Dietmar: Man muss schon versuchen, möglichst nah am Buch dran zu bleiben, aber wenn mit unserer Familie, unseren Hauptpersonen was passiert, wenn die zum Beispiel tatsächlich abgeschoben worden wären, dann hätten wir das total über den Haufen schmeißen und reagieren müssen.

rap.de: Hattet Ihr das Gefühl, denen manchmal auf die Nerven zu gehen?

Agostino: Das war manchmal bei der Mutter der Fall. Die hat uns schon fast immer willkommen geheißen und wir sind bei ihr Zuhause immer noch willkommen, aber es gab schon Momente wo man gesehen hat, dass wir ihr auf die Nerven gehen. Das hat sie den Kindern zuliebe dann über sich ergehen lassen. Wenn man jetzt sechs Kinder und ein Baby hat, was die ganze Zeit schreit, und dann ist noch eine Kamera-Crew da, die dich auf Schritt und Tritt verfolgt, dann ist klar, dass dir das auf die Nerven geht. Wir haben versucht, uns so weit wie möglich im Hintergrund zu halten und die meiste Zeit haben wir sie auch nicht genervt. Man entschuldigt sich dann auch und sagt, dass es sehr wichtig war, was man heute gedreht hat. Die Mutter hat das dann auch verstanden.
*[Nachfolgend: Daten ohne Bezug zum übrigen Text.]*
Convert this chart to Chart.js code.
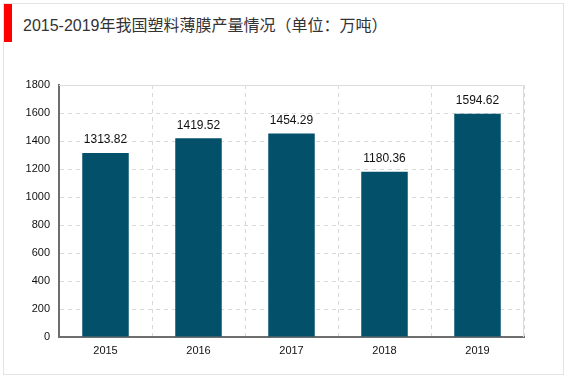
<!DOCTYPE html>
<html>
<head>
<meta charset="utf-8">
<script src="https://cdn.jsdelivr.net/npm/chart.js@4"></script>
<style>
  html, body { margin: 0; padding: 0; background: #fff; }
  #wrap { position: relative; width: 567px; height: 378px; }
  #frame { position: absolute; left: 3px; top: 3px; width: 559px; height: 370px; border: 1px solid #e3e3e3; }
  #redbar { position: absolute; left: 4px; top: 4px; width: 8px; height: 38px; background: #ff0000; }
  #title { position: absolute; left: 23px; top: 12px; font: 16px "Liberation Sans", "Noto Sans CJK SC", sans-serif; color: #333; white-space: nowrap; }
  #chart { position: absolute; left: 0; top: 0; }
</style>
</head>
<body>
<div id="wrap">
  <div id="frame"></div>
  <div id="redbar"></div>
  <div id="title">2015-2019年我国塑料薄膜产量情况（单位：万吨）</div>
  <canvas id="chart" width="567" height="378"></canvas>
</div>
<script>
const years = ['2015', '2016', '2017', '2018', '2019']
const output = [1313.82, 1419.52, 1454.29, 1180.36, 1594.62]
const yTicks = [0, 200, 400, 600, 800, 1000, 1200, 1400, 1600, 1800]

const barColor = '#03506b'
const tickFont = { family: '"Liberation Sans", Arial, sans-serif', size: 11 }

// numbers above each bar
const valueLabels = {
  id: 'valueLabels',
  afterDatasetsDraw(chart) {
    const ctx = chart.ctx
    const meta = chart.getDatasetMeta(0)
    ctx.save()
    ctx.font = '12px "Liberation Sans", Arial, sans-serif'
    ctx.fillStyle = '#111'
    ctx.textAlign = 'center'
    ctx.textBaseline = 'middle'
    meta.data.forEach((bar, i) => {
      ctx.fillText(output[i].toFixed(2), bar.x, bar.y - 13)
    })
    ctx.restore()
  }
}

// solid frame lines at top and right of plot area
const plotFrame = {
  id: 'plotFrame',
  beforeDatasetsDraw(chart) {
    const a = chart.chartArea
    const ctx = chart.ctx
    ctx.save()
    ctx.strokeStyle = '#dcdcdc'
    ctx.lineWidth = 1
    ctx.beginPath()
    ctx.moveTo(a.left, a.top + 0.5)
    ctx.lineTo(a.right - 0.5, a.top + 0.5)
    ctx.lineTo(a.right - 0.5, a.bottom)
    ctx.stroke()
    ctx.restore()
  }
}

new Chart(document.getElementById('chart'), {
  type: 'bar',
  data: {
    labels: years,
    datasets: [{
      data: output,
      backgroundColor: barColor,
      categoryPercentage: 1,
      barPercentage: 0.5
    }]
  },
  options: {
    responsive: false,
    animation: false,
    layout: { padding: { left: 0, top: 85, right: 43, bottom: 0 } },
    plugins: { legend: { display: false }, tooltip: { enabled: false } },
    scales: {
      x: {
        grid: {
          offset: true,
          color: ctx => ctx.index === 0 || ctx.index === years.length ? 'rgba(0,0,0,0)' : '#d9d9d9',
          drawTicks: false
        },
        border: { display: true, color: '#6e6e6e', width: 2, dash: [4, 4] },
        ticks: { color: '#111', font: tickFont, padding: 7 },
        afterFit: s => { s.height = 41 }
      },
      y: {
        min: 0,
        max: 1800,
        afterBuildTicks: s => { s.ticks = yTicks.map(v => ({ value: v })) },
        grid: {
          color: ctx => ctx.index === 0 || ctx.tick.value === 1800 ? 'rgba(0,0,0,0)' : '#d9d9d9',
          drawTicks: false
        },
        border: { display: true, color: '#6e6e6e', width: 2, dash: [4, 4] },
        ticks: { color: '#111', font: tickFont, padding: 9, callback: v => String(v) },
        afterFit: s => { s.width = 59 }
      }
    }
  },
  plugins: [plotFrame, valueLabels]
})
</script>
</body>
</html>
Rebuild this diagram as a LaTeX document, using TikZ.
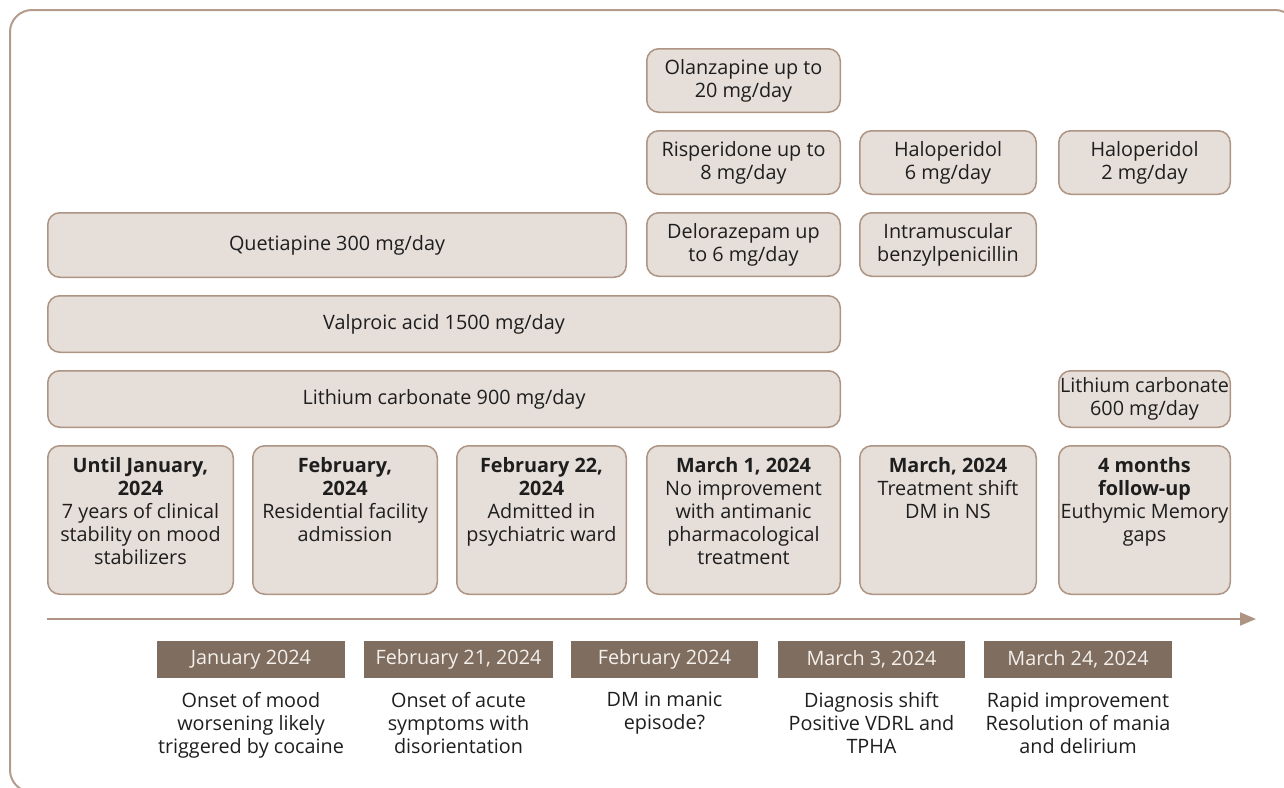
\documentclass[tikz,border=0pt]{standalone}
\usepackage{fontspec}
\setmainfont{Open Sans}
\usetikzlibrary{arrows.meta}
\definecolor{boxfill}{HTML}{E5DED9}
\definecolor{boxline}{HTML}{AD9483}
\definecolor{datefill}{HTML}{7F6D5F}
\definecolor{datetext}{HTML}{F4F0EC}
\definecolor{frameline}{HTML}{B49C8C}
\definecolor{txt}{HTML}{1E1E1E}
\newcommand\rbox[6]{\node[box, minimum width={#4pt-#2pt-1.5pt}, minimum height={#5pt-#3pt-1.5pt}] (#1) at ({(#2+#4)/2},{(#3+#5)/2}) {#6};}
\newcommand\dlabel[4]{\node[datebox, minimum width={#3pt-#2pt}] (#1) at ({(#2+#3)/2},659.5) {#4};}
\begin{document}
\begin{tikzpicture}[x=1pt,y=-1pt,
  font=\fontsize{19.8}{23}\selectfont, text=txt,
  box/.style={draw=boxline, fill=boxfill, line width=1.5pt, rounded corners=12pt, inner sep=0pt, align=center},
  datebox/.style={fill=datefill, text=datetext, minimum height=37pt, inner sep=0pt},
  desc/.style={anchor=north, inner sep=0pt, align=center},
  head/.style={anchor=north, inner sep=0pt, align=center}]
\useasboundingbox (0,0) rectangle (1284,787);
\begin{scope}
\clip (0,0) rectangle (1284,787);
\draw[frameline, line width=2pt, rounded corners=22pt] (10,10) rectangle (1297,792);
\end{scope}

\rbox{olz}{646}{48}{841}{113}{Olanzapine up to\\20 mg/day}
\rbox{ris}{646}{130}{841}{195}{Risperidone up to\\8 mg/day}
\rbox{hal6}{859}{130}{1037}{195}{Haloperidol\\6 mg/day}
\rbox{hal2}{1058}{130}{1231}{195}{Haloperidol\\2 mg/day}
\rbox{que}{47}{212}{627}{278}{Quetiapine 300 mg/day}
\rbox{del}{646}{212}{841}{277}{Delorazepam up\\to 6 mg/day}
\rbox{ims}{859}{212}{1037}{277}{Intramuscular\\benzylpenicillin}
\rbox{val}{47}{295}{841}{353}{Valproic acid 1500 mg/day}
\rbox{li9}{47}{370}{841}{428}{Lithium carbonate 900 mg/day}
\rbox{li6}{1058}{370}{1231}{428}{Lithium carbonate\\600 mg/day}

\rbox{e1}{47}{445}{234}{595}{}
\rbox{e2}{252}{445}{438}{595}{}
\rbox{e3}{456}{445}{627}{595}{}
\rbox{e4}{646}{445}{841}{595}{}
\rbox{e5}{859}{445}{1037}{595}{}
\rbox{e6}{1058}{445}{1231}{595}{}
\node[head] (e1t) at (e1.center |- 0,457) {\textbf{Until January,}\\\textbf{2024}\\7 years of clinical\\stability on mood\\stabilizers};
\node[head] (e2t) at (e2.center |- 0,457) {\textbf{February,}\\\textbf{2024}\\Residential facility\\admission};
\node[head] (e3t) at (e3.center |- 0,457) {\textbf{February 22,}\\\textbf{2024}\\Admitted in\\psychiatric ward};
\node[head] (e4t) at (e4.center |- 0,457) {\textbf{March 1, 2024}\\No improvement\\with antimanic\\pharmacological\\treatment};
\node[head] (e5t) at (e5.center |- 0,457) {\textbf{March, 2024}\\Treatment shift\\DM in NS};
\node[head] (e6t) at (e6.center |- 0,457) {\textbf{4 months}\\\textbf{follow-up}\\Euthymic Memory\\gaps};

\coordinate (as) at (47,619);
\coordinate (ae) at (1256,619);
\draw[boxline, line width=2pt, -{Triangle[length=16pt,width=13pt]}] (as) -- (ae);

\dlabel{d1}{157}{345}{January 2024}
\dlabel{d2}{364}{553}{February 21, 2024}
\dlabel{d3}{571}{758}{February 2024}
\dlabel{d4}{778}{965}{March 3, 2024}
\dlabel{d5}{984}{1172}{March 24, 2024}

\node[desc] (t1) at (d1.center |- 0,692) {Onset of mood\\worsening likely\\triggered by cocaine};
\node[desc] (t2) at (d2.center |- 0,692) {Onset of acute\\symptoms with\\disorientation};
\node[desc] (t3) at (d3.center |- 0,692) {DM in manic\\episode?};
\node[desc] (t4) at (d4.center |- 0,692) {Diagnosis shift\\Positive VDRL and\\TPHA};
\node[desc] (t5) at (d5.center |- 0,692) {Rapid improvement\\Resolution of mania\\and delirium};
\end{tikzpicture}
\end{document}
rap.de: Hat man da das Problem, dass man sich irgendwann als Teil der Gruppe empfindet und der gewisse Abstand fehlt?

Agostino: Das ist eine Grenze, die man als Filmemacher nicht überschreiten sollte. Auf der einen Seite sollte man sich gegenseitig schon so gut kennen, dass man sich vertraut. Auf der anderen Seite darf man kein Teil des Geschehens werden. Dann ist das nämlich kein Dokumentarfilm mehr, sondern wird ganz schnell zum Spielfilm, wo man den Leuten auch Anweisungen gibt. Das ist das Schlimmste, was du als Dokumentarfilmer machen kannst.

Dietmar: Dann wird es Michael Moore mäßig.

rap.de: Jetzt gibt es zwei Themen, wo man als westeuropäischer Sozialdemokrat an seine Grenzen stößt: Israel und Homosexualität.

Agostino: Ich bin ja selber schwul und bin trotzdem seit drei Jahren bei denen willkommen. Die arbeiten auch am Theater mit vielen Schwulen und Lesben und das ist mit denen kein Thema. Mit Juden gibt es da auch kein Problem. Das sind halt immer so die zwei Klischeefragen bei Muslimen und ich kann das schon nachvollziehen, aber…

rap.de: Das ist aber Realität. Diese Diskussionsfelder hat man.

Agostino: Ja, aber diese Diskussionsfelder hast du auch bei den Deutschen, wenn du nach Bayern gehst.

Dietmar: Diese Familie ist auch tolerant und so wurde man da auch akzeptiert.

Agostino: In Bayern würde man auch nicht sofort fragen, wie die zu Schwulen stehen. Bei jugendlichen Muslimen ist das eher der Fall. Es gibt auch genau so viele Muslime, die nicht intolerant sind.

rap.de: Das würde mich jetzt aber interessieren. In der Presse hört man immer von den negativen Spitzen, wie seht Ihr da das Gefälle in der muslimischen Community?

Agostino: Schon zum Großteil so, dass das konservativ ist. Wenn Religion eine große Rolle im Leben spielt, egal ob bei Katholiken oder bei Muslimen, hat man halt einen konservativen Weltblick. Es gibt aber bei den Muslimen auch viele, die Agnostiker sind. Die glauben zwar an Allah, gehen aber nicht fünf Mal am Tag beten oder in die Moschee oder richten ihr Leben nach der Religion aus. Ich nehme die Leute, wie sie sind und ich kenne solche und solche. Ich habe aber nie darüber nachgedacht, wie viele so sind und wie viele moderner sind. Ich glaube aber, dass es immer gut ist, wenn die Veränderung aus der Community selbst kommt.

rap.de: Wir bedanken uns für das Gespräch und wünschen viel Erfolg mit dem Film.